The explosion late Saturday tore through a crowd of revelers at an outdoor marriage ceremony in the city of Gaziantep, roughly 35 miles from the Syrian border, and was blamed on Islamic State militants who operate in the area.

The Turkish president said the suicide bomber was between 12 and 14 years old, the Associated Press reported.

Authorities in Turkey have blamed the Islamic State for at least three attacks in 2016, including a June assault on Istanbul’s Ataturk Airport that left 44 people dead. But the group, which has long used Turkey to access its base in war-torn Syria, has not claimed any of the attacks.

Saturday’s blast would mark the first suspected Islamic State attack in Turkey since the airport attack.

“This is a massacre of unprecedented cruelty and barbarism,” Deputy Prime Minister Mehmet Simsek said at the site of attack, the Associated Press reported.

“We … are united against all terror organizations,” he said. “They will not yield.”

The pro-Kurdish People’s Democratic Party (HDP) said in a statement that the wedding party had been for one of its members, and that “many citizens, including women and children, lost their lives.”
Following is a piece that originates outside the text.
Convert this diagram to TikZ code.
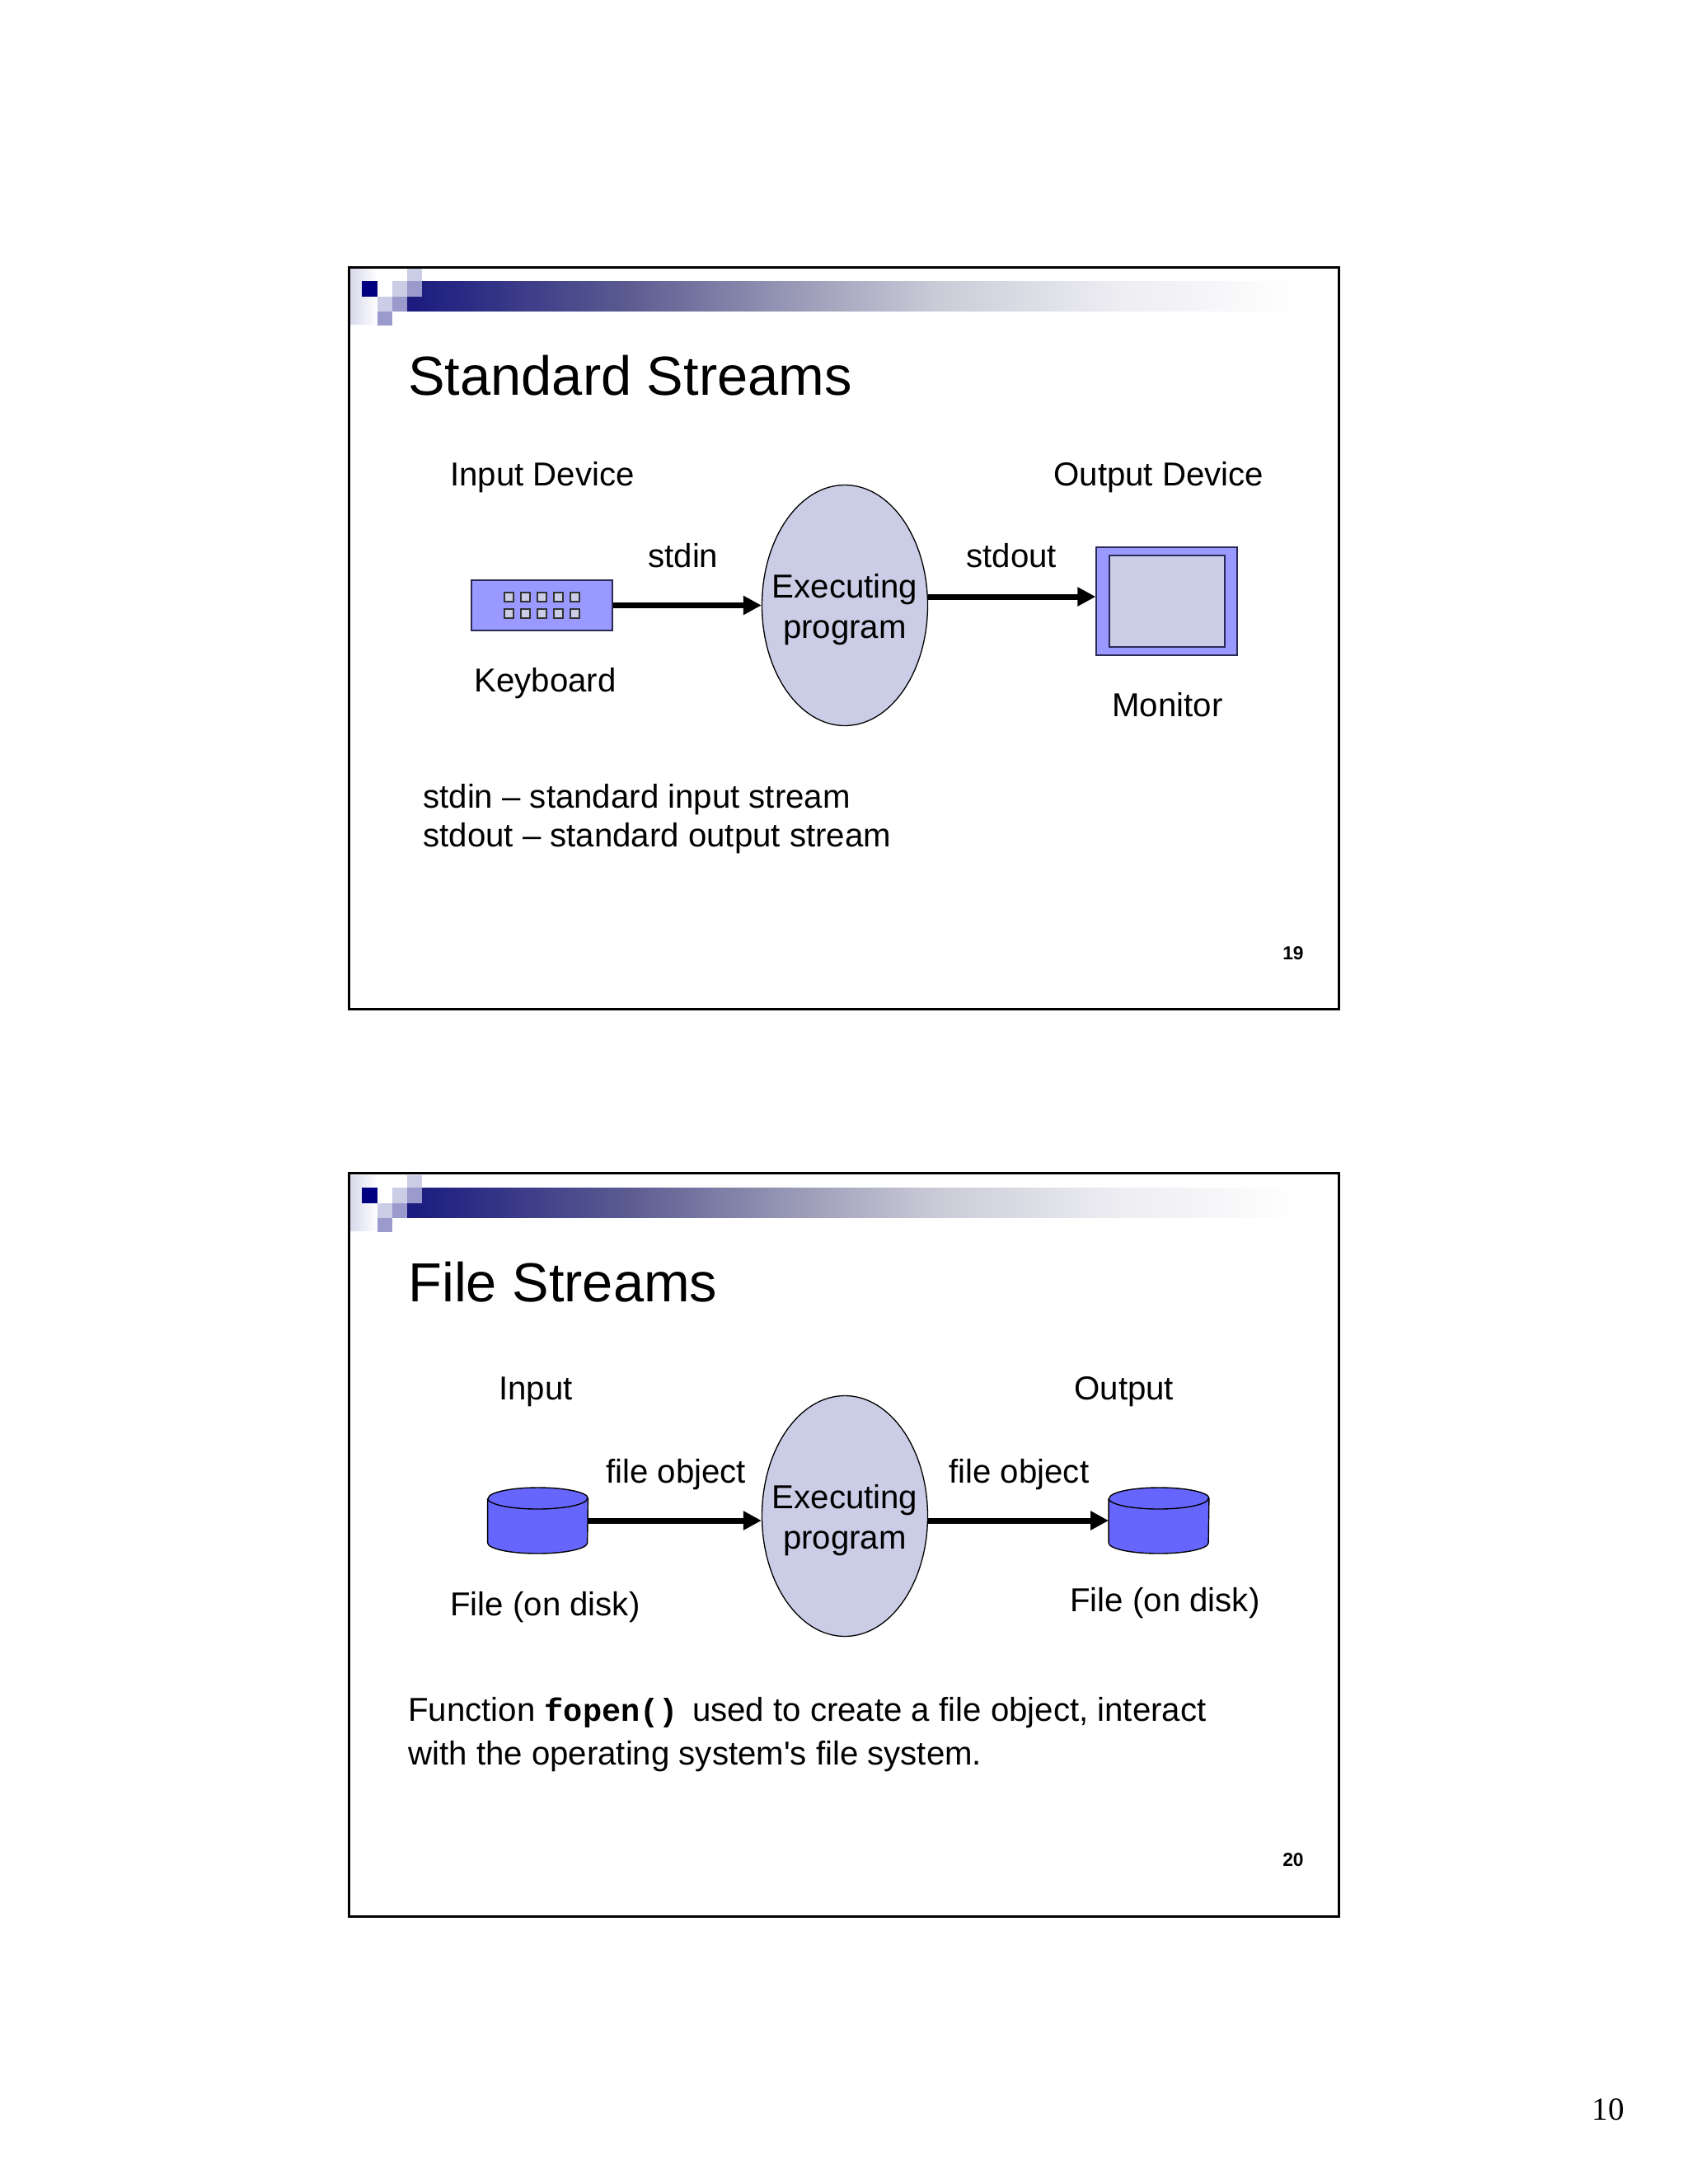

Images from the wedding showed guests wailing as ambulances carried away the dead and wounded. Turkish media reported that the bride and groom were injured, but were not in critical condition.

Turkey has been locked in a battle with Kurdish militants in the southeast for more than a year. The government has accused the HDP of supporting Kurdish guerrillas who want more autonomy for ethnic Kurds. The HDP has denied the claim.

The Kurdistan Workers’ Party – or PKK – is the largest Kurdish militant group and has carried out attacks on Turkish security forces in recent months. The fighting comes after a 2013 peace deal ending decades of conflict fell apart last year.

In addition to clashes between Kurdish and government forces, suicide bombers linked to the Islamic State struck two Kurdish peace rallies in Turkey last year, killing more than 120 people.